Start Data block

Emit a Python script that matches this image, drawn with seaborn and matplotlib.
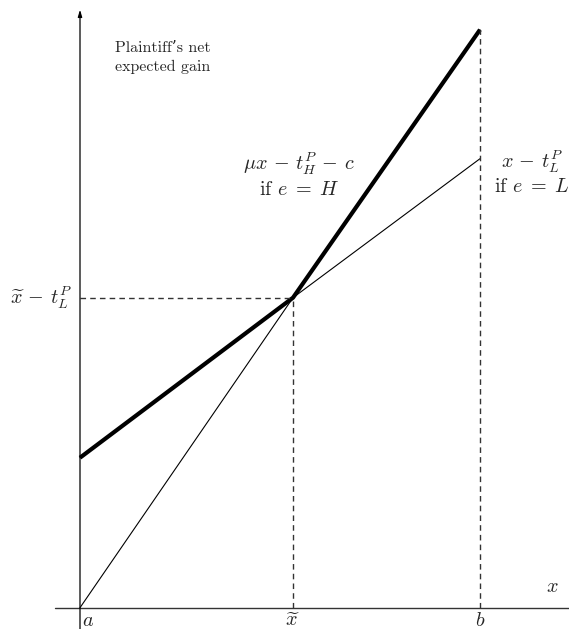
import matplotlib
matplotlib.use("Agg")
import matplotlib.pyplot as plt
import seaborn as sns
import pandas as pd

# points on the x axis: a, x-tilde, b
x_pts = [0, 213, 400]
x_names = [r"$a$", r"$\widetilde{x}$", r"$b$"]

# x - t_L^P   (e = L)
line_L = [150, 310, 449]
# mu x - t_H^P - c   (e = H)
line_H = [0, 310, 578]

# upper envelope = net expected gain
gain = [max(l, h) for l, h in zip(line_L, line_H)]

sns.set_style("white")
plt.rcParams["mathtext.fontset"] = "cm"
plt.rcParams["font.family"] = ["cmr10", "DejaVu Serif"]
plt.rcParams["axes.formatter.use_mathtext"] = True

fig = plt.figure(figsize=(5.69, 6.29), dpi=100)
ax = fig.add_axes([0, 0, 1, 1])
ax.set_xlim(-80, 489)
ax.set_ylim(-21.3, 607.7)
ax.axis("off")

df = pd.DataFrame({"x": x_pts, "L": line_L, "H": line_H, "gain": gain})

sns.lineplot(data=df, x="x", y="L", ax=ax, color="black", lw=0.8)
sns.lineplot(data=df, x="x", y="H", ax=ax, color="black", lw=0.8)
sns.lineplot(data=df, x="x", y="gain", ax=ax, color="black", lw=3.0,
             solid_capstyle="butt")

# guide lines
dash = dict(color="#333333", lw=1.0, ls=(0, (4, 3)))
ax.plot([x_pts[0], x_pts[1]], [line_L[1], line_L[1]], **dash)
ax.plot([x_pts[1], x_pts[1]], [0, line_L[1]], **dash)
ax.plot([x_pts[2], x_pts[2]], [0, gain[2]], **dash)

# axes
ax.plot([-25, 489], [0, 0], color="#333333", lw=1.0)
ax.annotate("", xy=(0, 598), xytext=(0, -21.3),
            arrowprops=dict(arrowstyle="-|>,head_length=0.4,head_width=0.12",
                            color="black", lw=0.9, shrinkA=0, shrinkB=0))

# labels
fs = 14.5
ax.text(x_pts[0] + 2, -4, x_names[0], fontsize=fs, ha="left", va="top")
ax.text(x_pts[1], -4, x_names[1], fontsize=fs, ha="center", va="top")
ax.text(x_pts[2], -4, x_names[2], fontsize=fs, ha="center", va="top")
ax.text(472, 12, r"$x$", fontsize=fs, ha="center", va="bottom")

ax.text(-8, line_L[1], r"$\widetilde{x} \,-\, t_L^P$", fontsize=fs,
        ha="right", va="center")

ax.text(35, 566, "Plaintiff\u2019s net\nexpected gain", fontsize=11.5,
        ha="left", va="top", linespacing=1.35)

ax.text(219, 444, r"$\mu x \,-\, t_H^P \,-\, c$", fontsize=fs,
        ha="center", va="center")
ax.text(219, 418, r"if $e \;=\; H$", fontsize=fs, ha="center", va="center")

ax.text(452, 446, r"$x \,-\, t_L^P$", fontsize=fs, ha="center", va="center")
ax.text(452, 421, r"if $e \;=\; L$", fontsize=fs, ha="center", va="center")

fig.savefig("out.png", dpi=100)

End Data block

→ **Exercise directions**
Write out the data precisely as given, excluding the pictures.

→ **Exercise response**
Emit a Python script that matches this image, drawn with seaborn and matplotlib.
import matplotlib
matplotlib.use("Agg")
import matplotlib.pyplot as plt
import seaborn as sns
import pandas as pd

# points on the x axis: a, x-tilde, b
x_pts = [0, 213, 400]
x_names = [r"$a$", r"$\widetilde{x}$", r"$b$"]

# x - t_L^P   (e = L)
line_L = [150, 310, 449]
# mu x - t_H^P - c   (e = H)
line_H = [0, 310, 578]

# upper envelope = net expected gain
gain = [max(l, h) for l, h in zip(line_L, line_H)]

sns.set_style("white")
plt.rcParams["mathtext.fontset"] = "cm"
plt.rcParams["font.family"] = ["cmr10", "DejaVu Serif"]
plt.rcParams["axes.formatter.use_mathtext"] = True

fig = plt.figure(figsize=(5.69, 6.29), dpi=100)
ax = fig.add_axes([0, 0, 1, 1])
ax.set_xlim(-80, 489)
ax.set_ylim(-21.3, 607.7)
ax.axis("off")

df = pd.DataFrame({"x": x_pts, "L": line_L, "H": line_H, "gain": gain})

sns.lineplot(data=df, x="x", y="L", ax=ax, color="black", lw=0.8)
sns.lineplot(data=df, x="x", y="H", ax=ax, color="black", lw=0.8)
sns.lineplot(data=df, x="x", y="gain", ax=ax, color="black", lw=3.0,
             solid_capstyle="butt")

# guide lines
dash = dict(color="#333333", lw=1.0, ls=(0, (4, 3)))
ax.plot([x_pts[0], x_pts[1]], [line_L[1], line_L[1]], **dash)
ax.plot([x_pts[1], x_pts[1]], [0, line_L[1]], **dash)
ax.plot([x_pts[2], x_pts[2]], [0, gain[2]], **dash)

# axes
ax.plot([-25, 489], [0, 0], color="#333333", lw=1.0)
ax.annotate("", xy=(0, 598), xytext=(0, -21.3),
            arrowprops=dict(arrowstyle="-|>,head_length=0.4,head_width=0.12",
                            color="black", lw=0.9, shrinkA=0, shrinkB=0))

# labels
fs = 14.5
ax.text(x_pts[0] + 2, -4, x_names[0], fontsize=fs, ha="left", va="top")
ax.text(x_pts[1], -4, x_names[1], fontsize=fs, ha="center", va="top")
ax.text(x_pts[2], -4, x_names[2], fontsize=fs, ha="center", va="top")
ax.text(472, 12, r"$x$", fontsize=fs, ha="center", va="bottom")

ax.text(-8, line_L[1], r"$\widetilde{x} \,-\, t_L^P$", fontsize=fs,
        ha="right", va="center")

ax.text(35, 566, "Plaintiff\u2019s net\nexpected gain", fontsize=11.5,
        ha="left", va="top", linespacing=1.35)

ax.text(219, 444, r"$\mu x \,-\, t_H^P \,-\, c$", fontsize=fs,
        ha="center", va="center")
ax.text(219, 418, r"if $e \;=\; H$", fontsize=fs, ha="center", va="center")

ax.text(452, 446, r"$x \,-\, t_L^P$", fontsize=fs, ha="center", va="center")
ax.text(452, 421, r"if $e \;=\; L$", fontsize=fs, ha="center", va="center")

fig.savefig("out.png", dpi=100)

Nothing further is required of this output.